I wanted to provide some reproducible code that creates a validation split using the last 20% of observations.


from sklearn import datasets
from sklearn.model_selection import PredefinedSplit, GridSearchCV
from sklearn.ensemble import GradientBoostingRegressor

# load data
df_train = datasets.fetch_california_housing(as_frame=True).data
y = datasets.fetch_california_housing().target

param_grid = {"max_depth": [5, 6],
              'learning_rate': [0.03, 0.06],
              'subsample': [.5, .75]
             }

model = GradientBoostingRegressor()

# Create a single validation split
val_prop = .2
n_val_rows = round(len(df_train) * val_prop)
val_starting_index = len(df_train) - n_val_rows
cv = PredefinedSplit([-1 if i < val_starting_index else 0 for i in df_train.index])


# Use PredefinedSplit in GridSearchCV
results = GridSearchCV(estimator = model,
                       cv=cv,
                       param_grid=param_grid,
                       verbose=True,
                       n_jobs=-1)

# Fit with all data
results.fit(df_train, y)

results.best_params_
Answered By: KG in Chicago

The cv argument of the SearchCV i.e. Grid or Random can just be an iterable of indices too for train and validation split i.e. cv=((train_idcs, val_idcs),).

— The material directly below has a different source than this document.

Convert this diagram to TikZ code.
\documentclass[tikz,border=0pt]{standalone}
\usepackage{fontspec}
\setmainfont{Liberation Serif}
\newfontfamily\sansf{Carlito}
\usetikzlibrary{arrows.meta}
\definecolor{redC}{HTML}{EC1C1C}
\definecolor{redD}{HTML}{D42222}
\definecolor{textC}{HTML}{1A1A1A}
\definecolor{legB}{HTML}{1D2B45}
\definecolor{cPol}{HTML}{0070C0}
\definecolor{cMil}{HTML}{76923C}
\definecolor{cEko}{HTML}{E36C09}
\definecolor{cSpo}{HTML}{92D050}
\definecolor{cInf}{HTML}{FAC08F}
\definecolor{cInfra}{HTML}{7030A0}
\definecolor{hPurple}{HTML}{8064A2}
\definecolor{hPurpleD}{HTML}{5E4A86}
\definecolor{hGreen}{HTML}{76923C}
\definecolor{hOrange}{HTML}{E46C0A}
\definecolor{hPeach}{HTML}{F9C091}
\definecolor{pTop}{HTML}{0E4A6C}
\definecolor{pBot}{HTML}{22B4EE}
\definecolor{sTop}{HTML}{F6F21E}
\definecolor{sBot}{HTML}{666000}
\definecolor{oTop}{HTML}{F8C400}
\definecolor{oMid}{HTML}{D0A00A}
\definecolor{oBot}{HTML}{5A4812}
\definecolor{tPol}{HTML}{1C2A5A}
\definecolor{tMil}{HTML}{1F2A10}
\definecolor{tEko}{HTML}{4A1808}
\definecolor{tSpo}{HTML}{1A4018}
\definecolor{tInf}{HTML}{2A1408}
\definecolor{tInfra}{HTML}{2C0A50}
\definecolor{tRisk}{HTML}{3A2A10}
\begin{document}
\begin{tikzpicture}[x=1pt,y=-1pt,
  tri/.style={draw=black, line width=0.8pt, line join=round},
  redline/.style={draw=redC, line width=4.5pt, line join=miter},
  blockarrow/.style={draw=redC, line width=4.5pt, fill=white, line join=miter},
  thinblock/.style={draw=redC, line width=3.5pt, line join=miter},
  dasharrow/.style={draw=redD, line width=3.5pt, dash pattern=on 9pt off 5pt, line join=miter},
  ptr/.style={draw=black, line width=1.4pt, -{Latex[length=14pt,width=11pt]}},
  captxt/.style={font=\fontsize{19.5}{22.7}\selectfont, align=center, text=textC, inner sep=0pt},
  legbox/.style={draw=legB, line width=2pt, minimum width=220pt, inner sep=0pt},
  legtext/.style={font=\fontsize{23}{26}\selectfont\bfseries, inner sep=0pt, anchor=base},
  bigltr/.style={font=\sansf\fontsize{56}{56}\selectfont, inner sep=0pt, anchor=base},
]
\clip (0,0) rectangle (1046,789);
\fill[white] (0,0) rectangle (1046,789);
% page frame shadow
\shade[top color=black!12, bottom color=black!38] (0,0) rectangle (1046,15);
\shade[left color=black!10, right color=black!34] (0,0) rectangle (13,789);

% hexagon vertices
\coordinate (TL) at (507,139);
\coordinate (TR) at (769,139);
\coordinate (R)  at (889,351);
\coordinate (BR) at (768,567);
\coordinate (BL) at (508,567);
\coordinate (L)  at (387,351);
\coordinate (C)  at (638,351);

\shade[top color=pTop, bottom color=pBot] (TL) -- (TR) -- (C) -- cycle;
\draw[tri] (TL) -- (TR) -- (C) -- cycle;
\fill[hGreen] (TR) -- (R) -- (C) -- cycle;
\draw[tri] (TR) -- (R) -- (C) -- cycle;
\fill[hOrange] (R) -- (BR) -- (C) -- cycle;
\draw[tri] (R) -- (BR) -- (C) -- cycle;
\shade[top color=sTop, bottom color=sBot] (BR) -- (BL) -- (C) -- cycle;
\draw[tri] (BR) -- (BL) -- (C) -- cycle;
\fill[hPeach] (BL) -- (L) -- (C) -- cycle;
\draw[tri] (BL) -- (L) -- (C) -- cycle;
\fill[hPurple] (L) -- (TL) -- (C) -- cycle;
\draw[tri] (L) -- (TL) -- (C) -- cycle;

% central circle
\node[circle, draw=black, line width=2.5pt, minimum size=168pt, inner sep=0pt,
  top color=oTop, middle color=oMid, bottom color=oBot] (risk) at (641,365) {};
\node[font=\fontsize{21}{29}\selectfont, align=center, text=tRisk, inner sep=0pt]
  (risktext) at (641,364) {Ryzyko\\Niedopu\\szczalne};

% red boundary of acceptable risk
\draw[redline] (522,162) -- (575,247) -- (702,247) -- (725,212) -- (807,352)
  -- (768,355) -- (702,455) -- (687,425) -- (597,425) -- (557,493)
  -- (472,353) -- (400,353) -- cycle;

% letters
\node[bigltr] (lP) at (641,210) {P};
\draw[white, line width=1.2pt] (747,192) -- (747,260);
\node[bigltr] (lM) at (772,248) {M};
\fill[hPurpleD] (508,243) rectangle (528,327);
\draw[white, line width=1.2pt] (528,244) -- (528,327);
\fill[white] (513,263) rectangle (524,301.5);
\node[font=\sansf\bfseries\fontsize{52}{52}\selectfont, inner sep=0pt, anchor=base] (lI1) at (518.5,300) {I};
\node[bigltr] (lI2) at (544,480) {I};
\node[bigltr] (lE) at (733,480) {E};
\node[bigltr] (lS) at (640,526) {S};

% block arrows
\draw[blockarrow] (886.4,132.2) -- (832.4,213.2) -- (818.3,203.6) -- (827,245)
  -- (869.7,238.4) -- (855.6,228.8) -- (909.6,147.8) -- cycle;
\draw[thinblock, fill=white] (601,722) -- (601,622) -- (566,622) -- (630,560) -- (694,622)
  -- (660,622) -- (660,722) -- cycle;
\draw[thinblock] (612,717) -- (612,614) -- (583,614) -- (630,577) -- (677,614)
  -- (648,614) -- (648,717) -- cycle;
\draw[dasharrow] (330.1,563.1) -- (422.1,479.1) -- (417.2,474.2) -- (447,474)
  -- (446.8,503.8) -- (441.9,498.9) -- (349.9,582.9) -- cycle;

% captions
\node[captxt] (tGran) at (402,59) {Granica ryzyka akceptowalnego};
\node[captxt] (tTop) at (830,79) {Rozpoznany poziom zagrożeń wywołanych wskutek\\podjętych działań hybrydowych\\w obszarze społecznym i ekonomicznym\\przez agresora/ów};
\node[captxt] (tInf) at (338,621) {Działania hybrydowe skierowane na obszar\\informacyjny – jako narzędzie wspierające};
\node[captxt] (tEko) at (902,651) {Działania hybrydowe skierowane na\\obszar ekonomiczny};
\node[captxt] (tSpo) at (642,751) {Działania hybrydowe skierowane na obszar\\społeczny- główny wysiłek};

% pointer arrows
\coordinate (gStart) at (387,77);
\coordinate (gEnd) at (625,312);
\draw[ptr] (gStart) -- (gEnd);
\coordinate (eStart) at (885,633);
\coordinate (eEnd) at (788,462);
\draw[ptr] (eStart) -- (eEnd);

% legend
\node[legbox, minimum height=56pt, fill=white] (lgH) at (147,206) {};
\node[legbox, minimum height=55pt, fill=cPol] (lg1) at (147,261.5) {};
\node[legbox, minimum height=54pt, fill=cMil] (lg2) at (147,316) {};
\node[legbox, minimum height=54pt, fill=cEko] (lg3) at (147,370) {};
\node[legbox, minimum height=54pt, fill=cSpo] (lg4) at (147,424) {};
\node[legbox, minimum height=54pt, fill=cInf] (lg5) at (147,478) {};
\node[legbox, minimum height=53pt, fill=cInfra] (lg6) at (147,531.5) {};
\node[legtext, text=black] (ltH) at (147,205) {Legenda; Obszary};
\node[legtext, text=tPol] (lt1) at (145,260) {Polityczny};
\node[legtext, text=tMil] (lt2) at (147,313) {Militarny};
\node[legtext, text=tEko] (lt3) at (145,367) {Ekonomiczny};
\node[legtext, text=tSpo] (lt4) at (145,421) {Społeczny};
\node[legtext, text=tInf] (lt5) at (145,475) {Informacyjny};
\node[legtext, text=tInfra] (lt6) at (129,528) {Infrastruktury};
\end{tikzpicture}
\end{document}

Note that the data on which the search classifier will be fit should be the train+val set and the indices specified will be used by the sklearn to separate them internally. Additionally, when working with dataframes, the indices specified should be accessible as ilocs, so reset indices (don’t drop them if they will be required later).

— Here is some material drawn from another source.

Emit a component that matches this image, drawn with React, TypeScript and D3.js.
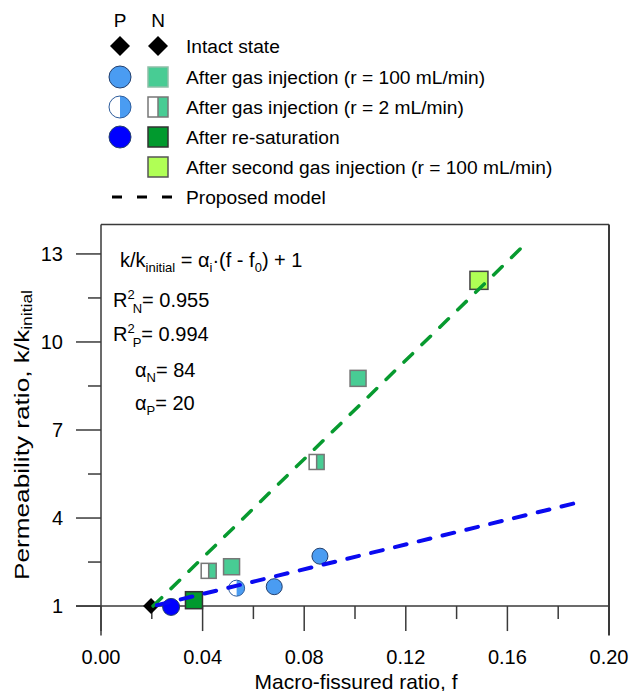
import React from 'react';
import * as d3 from 'd3';

// values
const intactState = [{ f: 0.0197, k: 1.0 }];
const pGas100 = [{ f: 0.0682, k: 1.66 }, { f: 0.0862, k: 2.7 }];
const pGas2 = [{ f: 0.0534, k: 1.61 }];
const pResat = [{ f: 0.0276, k: 0.97 }];
const nGas100 = [{ f: 0.0514, k: 2.34 }, { f: 0.1012, k: 8.76 }];
const nGas2 = [{ f: 0.0424, k: 2.2 }, { f: 0.0849, k: 5.91 }];
const nResat = [{ f: 0.0366, k: 1.2 }];
const nGasSecond = [{ f: 0.1488, k: 12.1 }];
const modelN = [{ f: 0.0205, k: 1.0 }, { f: 0.1666, k: 13.3 }];
const modelP = [{ f: 0.022, k: 1.03 }, { f: 0.1892, k: 4.56 }];

const xMajor = [0, 0.04, 0.08, 0.12, 0.16, 0.2];
const xMinor = [0.02, 0.06, 0.1, 0.14, 0.18];
const yMajor = [1, 4, 7, 10, 13];
const yMinor = [2.5, 5.5, 8.5, 11.5];

const legendLabels = [
  'Intact state',
  'After gas injection (r = 100 mL/min)',
  'After gas injection (r = 2 mL/min)',
  'After re-saturation',
  'After second gas injection (r = 100 mL/min)',
  'Proposed model',
];

const FONT = '"Liberation Sans", Arial, sans-serif';
const C = {
  lightBlue: '#4a9cf2',
  blue: '#0000ff',
  mint: '#48cc94',
  green: '#019a2e',
  lime: '#b0ff55',
  lineN: '#079a2f',
  lineP: '#0a0af0',
  axis: '#3a3a3a',
};

const x = d3.scaleLinear().domain([0, 0.2]).range([101, 609]);
const y = d3.scaleLinear().domain([0, 14]).range([635.4, 224.6]);

const Diamond = ({ cx, cy, r }: any) => (
  <path d={`M${cx},${cy - r}L${cx + r},${cy}L${cx},${cy + r}L${cx - r},${cy}Z`} fill="#000" />
);

const Circle = ({ cx, cy, r, fill, half }: any) => (
  <g>
    <circle cx={cx} cy={cy} r={r} fill={half ? '#fff' : fill} />
    {half && <path d={`M${cx},${cy - r}A${r},${r} 0 0 1 ${cx},${cy + r}Z`} fill={fill} />}
    <circle cx={cx} cy={cy} r={r} fill="none" stroke={half ? '#2d5c9c' : '#24406e'} strokeWidth={1} />
  </g>
);

const Square = ({ cx, cy, s, fill, half, stroke = '#666' }: any) => (
  <g>
    <rect x={cx - s / 2} y={cy - s / 2} width={s} height={s} fill={half ? '#fff' : fill} />
    {half && <rect x={cx} y={cy - s / 2} width={s / 2} height={s} fill={fill} />}
    {half && <line x1={cx} x2={cx} y1={cy - s / 2} y2={cy + s / 2} stroke={stroke} strokeWidth={1.5} />}
    <rect x={cx - s / 2} y={cy - s / 2} width={s} height={s} fill="none" stroke={stroke} strokeWidth={1.5} />
  </g>
);

const line = d3.line<{ f: number; k: number }>().x(d => x(d.f)).y(d => y(d.k));

export default function App() {
  const rows = [46, 77, 107, 137, 167, 197];
  const px = 120;
  const nx = 158;
  const tx = 186;
  return (
    <svg width={632} height={691} style={{ display: 'block', position: 'absolute', left: 0, top: 0 }} fontFamily={FONT}>
      <rect width={632} height={691} fill="#fff" />

      {/* legend */}
      <text x={px} y={20} fontSize={19} textAnchor="middle" dominantBaseline="central">P</text>
      <text x={nx} y={20} fontSize={19} textAnchor="middle" dominantBaseline="central">N</text>
      <Diamond cx={px} cy={rows[0]} r={10} />
      <Diamond cx={nx} cy={rows[0]} r={10} />
      <Circle cx={px} cy={rows[1]} r={11} fill={C.lightBlue} />
      <Square cx={nx} cy={rows[1]} s={20} fill={C.mint} stroke="#8fbfa8" />
      <Circle cx={px} cy={rows[2]} r={11} fill={C.lightBlue} half />
      <Square cx={nx} cy={rows[2]} s={20} fill={C.mint} half stroke="#777" />
      <Circle cx={px} cy={rows[3]} r={11} fill={C.blue} />
      <Square cx={nx} cy={rows[3]} s={20} fill={C.green} stroke="#333" />
      <Square cx={nx} cy={rows[4]} s={20} fill={C.lime} stroke="#555" />
      <line x1={112} x2={172} y1={rows[5]} y2={rows[5]} stroke="#000" strokeWidth={3} strokeDasharray="10 15" />
      {legendLabels.map((t, i) => (
        <text key={t} x={tx} y={rows[i]} fontSize={19.2} dominantBaseline="central">{t}</text>
      ))}

      {/* frame */}
      <line x1={x(0)} x2={x(0.2)} y1={y(14)} y2={y(14)} stroke={C.axis} strokeWidth={1.5} />
      <line x1={x(0)} x2={x(0)} y1={y(14)} y2={y(0)} stroke={C.axis} strokeWidth={1.5} />
      <line x1={x(0.2)} x2={x(0.2)} y1={y(14)} y2={y(0)} stroke={C.axis} strokeWidth={2} />
      <line x1={x(0) - 25} x2={x(0.2)} y1={y(1)} y2={y(1)} stroke={C.axis} strokeWidth={1.5} />

      {/* y axis ticks */}
      {yMajor.map(v => (
        <g key={v}>
          <line x1={x(0) - 25} x2={x(0)} y1={y(v)} y2={y(v)} stroke={C.axis} strokeWidth={1.5} />
          <text x={63} y={y(v)} fontSize={20} textAnchor="end" dominantBaseline="central">{v}</text>
        </g>
      ))}
      {yMinor.map(v => (
        <line key={v} x1={x(0) - 13} x2={x(0)} y1={y(v)} y2={y(v)} stroke={C.axis} strokeWidth={1.5} />
      ))}

      {/* x axis ticks */}
      {xMajor.map(v => (
        <g key={v}>
          <line x1={x(v)} x2={x(v)} y1={y(1)} y2={y(1) + 25} stroke={C.axis} strokeWidth={1.5} />
          <text x={x(v)} y={657} fontSize={20} textAnchor="middle" dominantBaseline="central">{v.toFixed(2)}</text>
        </g>
      ))}
      {xMinor.map(v => (
        <line key={v} x1={x(v)} x2={x(v)} y1={y(1)} y2={y(1) + 13} stroke={C.axis} strokeWidth={1.5} />
      ))}

      {/* axis titles */}
      <text x={356} y={681} fontSize={21} textAnchor="middle" dominantBaseline="central">Macro-fissured ratio, f</text>
      <text transform="translate(21,435) rotate(-90)" fontSize={21} textAnchor="middle" dominantBaseline="central"
        textLength={290} lengthAdjust="spacingAndGlyphs">
        Permeability ratio, k/k<tspan fontSize={14} dy={6}>initial</tspan>
      </text>

      {/* annotation */}
      <text x={120} y={267} fontSize={20}>
        k/k<tspan fontSize={13} dy={5}>initial</tspan>
        <tspan dy={-5}> = α</tspan>
        <tspan fontSize={13} dy={5}>i</tspan>
        <tspan dy={-5}>·(f - f</tspan>
        <tspan fontSize={13} dy={5}>0</tspan>
        <tspan dy={-5}>) + 1</tspan>
      </text>
      <text x={113} y={307} fontSize={20}>
        R<tspan fontSize={13} dy={-8}>2</tspan>
        <tspan fontSize={13} dy={14} dx={-2}>N</tspan>
        <tspan dy={-6}>= 0.955</tspan>
      </text>
      <text x={113} y={341} fontSize={20}>
        R<tspan fontSize={13} dy={-8}>2</tspan>
        <tspan fontSize={13} dy={14} dx={-2}>P</tspan>
        <tspan dy={-6}>= 0.994</tspan>
      </text>
      <text x={135} y={377} fontSize={20}>
        α<tspan fontSize={13} dy={5}>N</tspan>
        <tspan dy={-5}>= 84</tspan>
      </text>
      <text x={135} y={410} fontSize={20}>
        α<tspan fontSize={13} dy={5}>P</tspan>
        <tspan dy={-5}>= 20</tspan>
      </text>

      {/* markers */}
      {intactState.map((d, i) => <Diamond key={i} cx={x(d.f)} cy={y(d.k)} r={8} />)}
      {nResat.map((d, i) => <Square key={i} cx={x(d.f)} cy={y(d.k)} s={17} fill={C.green} stroke="#333" />)}
      {nGas2.map((d, i) => <Square key={i} cx={x(d.f)} cy={y(d.k)} s={15} fill={C.mint} half stroke="#777" />)}
      {nGas100.map((d, i) => <Square key={i} cx={x(d.f)} cy={y(d.k)} s={16} fill={C.mint} stroke="#777" />)}
      {nGasSecond.map((d, i) => <Square key={i} cx={x(d.f)} cy={y(d.k)} s={18} fill={C.lime} stroke="#444" />)}
      {pGas2.map((d, i) => <Circle key={i} cx={x(d.f)} cy={y(d.k)} r={8} fill={C.lightBlue} half />)}
      {pGas100.map((d, i) => <Circle key={i} cx={x(d.f)} cy={y(d.k)} r={8} fill={C.lightBlue} />)}
      {pResat.map((d, i) => <Circle key={i} cx={x(d.f)} cy={y(d.k)} r={8.5} fill={C.blue} />)}

      {/* proposed model lines */}
      <path d={line(modelN) || ''} fill="none" stroke={C.lineN} strokeWidth={3.5} strokeDasharray="12 13" strokeLinecap="round" />
      <path d={line(modelP) || ''} fill="none" stroke={C.lineP} strokeWidth={4} strokeDasharray="12 12.5" strokeLinecap="round" />
    </svg>
  );
}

from sklearn.datasets import load_iris
from sklearn.ensemble import RandomForestClassifier
from sklearn.model_selection import (
    train_test_split,
    RandomizedSearchCV,
)

data = load_iris(as_frame=True)["frame"]

# These indices will serves as explicit and predefined split
train_idcs, val_idcs = train_test_split(
    data.index, 
    random_state=42, 
    stratify=data.target,
)

param_grid = dict(
    n_estimators=[50,100,150,200],
    max_samples=[0.85,0.9,0.95,1],
    max_depth=[3,5,7,10],
    max_features=["sqrt", "log2", 0.85, 0.9, 0.95, 1],
)

search_clf = RandomizedSearchCV(
    estimator=RandomForestClassifier(),
    param_distributions=param_grid,
    n_iter=50,
    cv=((train_idcs, val_idcs),), # explicit predefined split in terms of indices
    random_state=42,
)

# X is the first 4 columns i.e. the sepal and petal widths and lengths
# and y is the 5th column i.e. target column
search_clf.fit(X=data.iloc[:,:4], y=data.target)

Also, be mindful if you want to refit on the whole data or only on the train data and thus retrain the classifier using the best fit parameters accordingly.